#### GIVEN REQUEST
Take the lines from the head of the listing through the one bearing "var xLabelsA = ['0.01', '0.1', '1', '10'];" and copy them exactly, leaving every picture out.

#### DATASET CONTENT
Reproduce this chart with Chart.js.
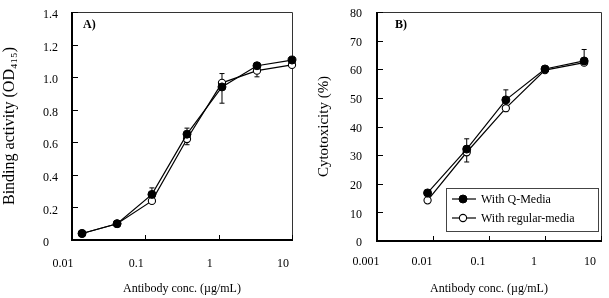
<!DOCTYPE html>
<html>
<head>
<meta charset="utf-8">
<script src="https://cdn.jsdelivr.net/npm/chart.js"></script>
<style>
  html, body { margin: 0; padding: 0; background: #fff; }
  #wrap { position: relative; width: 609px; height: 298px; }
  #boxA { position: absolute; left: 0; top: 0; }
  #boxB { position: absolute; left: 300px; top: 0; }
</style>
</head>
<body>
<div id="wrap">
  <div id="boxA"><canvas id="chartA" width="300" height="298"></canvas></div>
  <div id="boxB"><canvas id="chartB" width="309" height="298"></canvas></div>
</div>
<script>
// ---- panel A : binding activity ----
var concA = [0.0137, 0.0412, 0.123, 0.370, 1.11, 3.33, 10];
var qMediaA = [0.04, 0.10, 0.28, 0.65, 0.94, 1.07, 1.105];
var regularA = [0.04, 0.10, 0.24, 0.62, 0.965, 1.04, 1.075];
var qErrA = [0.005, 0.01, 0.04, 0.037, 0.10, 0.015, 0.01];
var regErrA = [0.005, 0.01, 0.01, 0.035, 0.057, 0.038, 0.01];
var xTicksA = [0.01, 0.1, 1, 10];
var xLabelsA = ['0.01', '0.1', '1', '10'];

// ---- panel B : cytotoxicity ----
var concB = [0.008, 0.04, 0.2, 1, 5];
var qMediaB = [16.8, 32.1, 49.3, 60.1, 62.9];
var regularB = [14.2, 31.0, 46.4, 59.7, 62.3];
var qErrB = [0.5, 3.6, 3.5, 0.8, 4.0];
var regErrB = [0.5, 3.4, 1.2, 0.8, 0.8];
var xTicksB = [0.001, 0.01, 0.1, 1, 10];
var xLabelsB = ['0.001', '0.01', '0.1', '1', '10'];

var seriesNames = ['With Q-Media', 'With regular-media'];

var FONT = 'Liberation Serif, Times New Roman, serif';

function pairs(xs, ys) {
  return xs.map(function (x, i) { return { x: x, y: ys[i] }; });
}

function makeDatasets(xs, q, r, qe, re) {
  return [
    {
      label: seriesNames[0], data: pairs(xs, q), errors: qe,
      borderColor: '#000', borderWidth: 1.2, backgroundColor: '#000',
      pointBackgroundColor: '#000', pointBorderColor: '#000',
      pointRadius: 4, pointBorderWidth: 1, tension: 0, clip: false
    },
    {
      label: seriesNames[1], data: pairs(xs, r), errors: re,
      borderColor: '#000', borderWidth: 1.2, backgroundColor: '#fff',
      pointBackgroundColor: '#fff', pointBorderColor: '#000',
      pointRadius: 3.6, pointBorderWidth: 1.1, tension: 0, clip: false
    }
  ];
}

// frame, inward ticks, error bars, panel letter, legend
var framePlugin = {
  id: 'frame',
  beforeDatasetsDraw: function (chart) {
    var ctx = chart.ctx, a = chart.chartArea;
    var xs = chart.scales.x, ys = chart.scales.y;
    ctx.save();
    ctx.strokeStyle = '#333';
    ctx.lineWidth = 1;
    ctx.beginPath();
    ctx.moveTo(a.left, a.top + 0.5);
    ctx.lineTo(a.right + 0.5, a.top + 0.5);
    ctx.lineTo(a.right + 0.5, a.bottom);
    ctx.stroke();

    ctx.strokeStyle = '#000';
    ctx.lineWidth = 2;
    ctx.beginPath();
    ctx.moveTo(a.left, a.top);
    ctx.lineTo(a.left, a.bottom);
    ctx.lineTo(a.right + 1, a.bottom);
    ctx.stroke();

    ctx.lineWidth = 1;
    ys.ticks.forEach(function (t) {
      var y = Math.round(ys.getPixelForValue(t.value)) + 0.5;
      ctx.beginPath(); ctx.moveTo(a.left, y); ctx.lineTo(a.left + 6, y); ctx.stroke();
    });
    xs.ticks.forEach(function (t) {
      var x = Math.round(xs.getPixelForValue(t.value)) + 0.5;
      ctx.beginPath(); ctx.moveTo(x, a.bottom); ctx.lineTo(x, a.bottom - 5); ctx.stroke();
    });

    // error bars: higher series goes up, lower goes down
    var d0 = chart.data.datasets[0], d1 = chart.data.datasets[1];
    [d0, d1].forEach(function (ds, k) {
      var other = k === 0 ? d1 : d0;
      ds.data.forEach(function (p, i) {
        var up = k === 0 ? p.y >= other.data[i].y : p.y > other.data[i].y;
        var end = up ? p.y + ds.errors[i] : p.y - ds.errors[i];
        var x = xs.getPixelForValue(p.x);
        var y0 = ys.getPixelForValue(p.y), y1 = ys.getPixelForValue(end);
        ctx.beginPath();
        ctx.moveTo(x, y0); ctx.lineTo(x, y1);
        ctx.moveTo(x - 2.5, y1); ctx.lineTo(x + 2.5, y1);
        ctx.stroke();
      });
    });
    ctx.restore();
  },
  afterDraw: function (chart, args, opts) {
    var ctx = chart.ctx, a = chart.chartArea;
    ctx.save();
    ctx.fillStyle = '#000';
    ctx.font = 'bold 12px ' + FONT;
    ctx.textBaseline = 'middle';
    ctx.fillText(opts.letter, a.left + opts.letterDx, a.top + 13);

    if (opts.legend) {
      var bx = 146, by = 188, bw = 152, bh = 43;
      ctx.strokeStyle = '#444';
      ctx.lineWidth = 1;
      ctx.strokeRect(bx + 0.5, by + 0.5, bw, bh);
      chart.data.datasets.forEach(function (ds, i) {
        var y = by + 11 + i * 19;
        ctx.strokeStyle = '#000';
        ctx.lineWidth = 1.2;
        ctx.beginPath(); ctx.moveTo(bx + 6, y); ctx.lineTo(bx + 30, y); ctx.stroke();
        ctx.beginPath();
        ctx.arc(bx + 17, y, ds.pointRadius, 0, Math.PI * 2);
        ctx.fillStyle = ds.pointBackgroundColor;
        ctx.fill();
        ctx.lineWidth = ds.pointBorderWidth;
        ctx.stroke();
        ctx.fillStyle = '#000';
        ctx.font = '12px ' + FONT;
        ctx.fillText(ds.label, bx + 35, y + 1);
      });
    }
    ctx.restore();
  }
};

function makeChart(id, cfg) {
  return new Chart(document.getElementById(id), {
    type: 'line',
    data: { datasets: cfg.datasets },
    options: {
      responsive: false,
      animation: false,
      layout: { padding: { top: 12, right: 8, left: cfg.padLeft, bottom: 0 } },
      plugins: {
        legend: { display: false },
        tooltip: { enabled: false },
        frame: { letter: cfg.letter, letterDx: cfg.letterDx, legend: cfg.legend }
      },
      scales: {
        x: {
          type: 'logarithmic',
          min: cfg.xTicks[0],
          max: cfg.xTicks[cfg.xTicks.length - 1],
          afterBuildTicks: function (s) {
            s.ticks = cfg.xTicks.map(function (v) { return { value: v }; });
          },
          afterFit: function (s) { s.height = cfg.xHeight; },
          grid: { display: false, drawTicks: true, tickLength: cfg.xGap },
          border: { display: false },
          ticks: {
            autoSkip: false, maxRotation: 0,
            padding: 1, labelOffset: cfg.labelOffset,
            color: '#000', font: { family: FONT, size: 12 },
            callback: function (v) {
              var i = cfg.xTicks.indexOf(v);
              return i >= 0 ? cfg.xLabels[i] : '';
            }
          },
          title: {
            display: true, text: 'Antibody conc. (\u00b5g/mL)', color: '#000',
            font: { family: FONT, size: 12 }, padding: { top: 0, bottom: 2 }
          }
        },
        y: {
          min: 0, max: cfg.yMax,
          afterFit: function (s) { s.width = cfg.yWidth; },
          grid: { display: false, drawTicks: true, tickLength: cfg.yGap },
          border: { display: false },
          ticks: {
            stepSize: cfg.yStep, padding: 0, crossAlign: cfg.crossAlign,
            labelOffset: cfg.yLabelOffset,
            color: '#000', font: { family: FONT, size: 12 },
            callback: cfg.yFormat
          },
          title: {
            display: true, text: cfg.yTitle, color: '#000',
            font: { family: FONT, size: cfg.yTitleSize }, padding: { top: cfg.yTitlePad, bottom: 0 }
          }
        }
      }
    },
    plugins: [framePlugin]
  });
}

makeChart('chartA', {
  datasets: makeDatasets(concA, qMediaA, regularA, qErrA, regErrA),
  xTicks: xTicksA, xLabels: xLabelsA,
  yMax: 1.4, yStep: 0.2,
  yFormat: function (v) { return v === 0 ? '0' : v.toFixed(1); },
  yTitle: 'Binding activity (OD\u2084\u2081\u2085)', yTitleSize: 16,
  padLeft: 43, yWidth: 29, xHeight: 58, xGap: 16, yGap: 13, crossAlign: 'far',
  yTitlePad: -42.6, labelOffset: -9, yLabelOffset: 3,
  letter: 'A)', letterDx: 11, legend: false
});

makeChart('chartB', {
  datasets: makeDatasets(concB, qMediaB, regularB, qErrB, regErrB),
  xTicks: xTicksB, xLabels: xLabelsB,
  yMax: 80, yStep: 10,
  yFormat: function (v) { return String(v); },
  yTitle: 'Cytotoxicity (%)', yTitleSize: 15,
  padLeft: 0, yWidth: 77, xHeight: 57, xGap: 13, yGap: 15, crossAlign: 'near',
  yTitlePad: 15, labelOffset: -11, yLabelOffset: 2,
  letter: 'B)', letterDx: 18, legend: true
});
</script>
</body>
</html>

#### SOLUTION TO THIS TASK
Reproduce this chart with Chart.js.
<!DOCTYPE html>
<html>
<head>
<meta charset="utf-8">
<script src="https://cdn.jsdelivr.net/npm/chart.js"></script>
<style>
  html, body { margin: 0; padding: 0; background: #fff; }
  #wrap { position: relative; width: 609px; height: 298px; }
  #boxA { position: absolute; left: 0; top: 0; }
  #boxB { position: absolute; left: 300px; top: 0; }
</style>
</head>
<body>
<div id="wrap">
  <div id="boxA"><canvas id="chartA" width="300" height="298"></canvas></div>
  <div id="boxB"><canvas id="chartB" width="309" height="298"></canvas></div>
</div>
<script>
// ---- panel A : binding activity ----
var concA = [0.0137, 0.0412, 0.123, 0.370, 1.11, 3.33, 10];
var qMediaA = [0.04, 0.10, 0.28, 0.65, 0.94, 1.07, 1.105];
var regularA = [0.04, 0.10, 0.24, 0.62, 0.965, 1.04, 1.075];
var qErrA = [0.005, 0.01, 0.04, 0.037, 0.10, 0.015, 0.01];
var regErrA = [0.005, 0.01, 0.01, 0.035, 0.057, 0.038, 0.01];
var xTicksA = [0.01, 0.1, 1, 10];
var xLabelsA = ['0.01', '0.1', '1', '10'];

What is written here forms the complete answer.